На самом деле у Марии было несколько вариантов, но каждый из них требовал смиренно принять пилюлю из рук Екатерины, что для представительницы семейства Гизов было немыслимо. Мария знала, что ей вряд ли обрадуются при французском дворе, если она там останется в качестве вдовствующей королевы без всякого политического влияния.

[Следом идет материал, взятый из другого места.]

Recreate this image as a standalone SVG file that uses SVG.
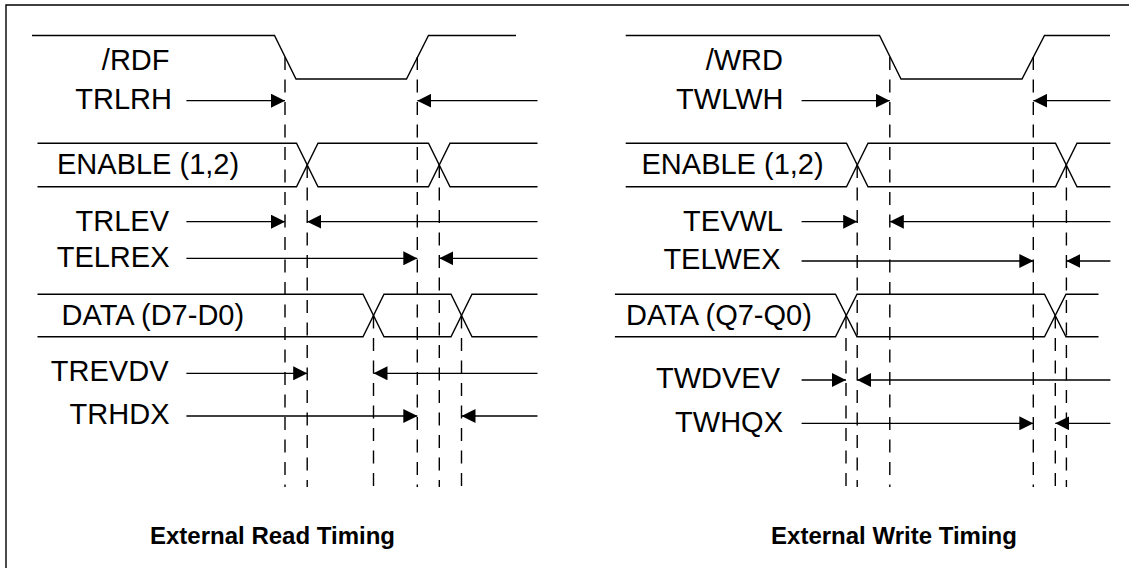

Мария уже имела опыт бесплодного брака и жизни с супругом, к которому она относилась с нежностью, как к младшему и умственно отсталому брату; к тому же он скончался менее чем шесть месяцев тому назад. Планировать второй династический брак означало бы вновь войти в тревожный мир династических союзов, зная, что брак с одним государем неизбежно означает вражду со стороны всех остальных. Она могла получить отсрочку, удалившись в монастырь, а поскольку в числе ее ближайших родственников были два кардинала, великий приор и аббатиса, нетрудно было бы подыскать подходящее место с подобающим королеве комфортом. Но Мария была молода, красива и изящна, с детства привыкла к придворным любезностям и являлась центром притяжения для галантных дворян. Она обожала танцевать, ездить верхом, любила пиры и веселую жизнь в замках Луары. Будучи герцогиней Туренской, она могла бы удалиться в эту прекрасную провинцию, хотя, к сожалению, не в Шенонсо, где каменщики Екатерины как раз возводили новую галерею, и не в Шамбор, по-прежнему остававшийся любимым местом пребывания двора. Амбуаз все еще вызывал жуткие воспоминания, однако там легко можно было подготовить для проживания роскошный дворец с удобными охотничьими угодьями. Впрочем, на Луаре ее соседями постоянно оказывались бы члены королевской семьи. Однако Мария по-прежнему была популярна во Франции, для народа она все еще была La Reine Blanche[36] в своем белом траурном одеянии, и золотая жизнь герцогини Туренской казалась ей заманчивой.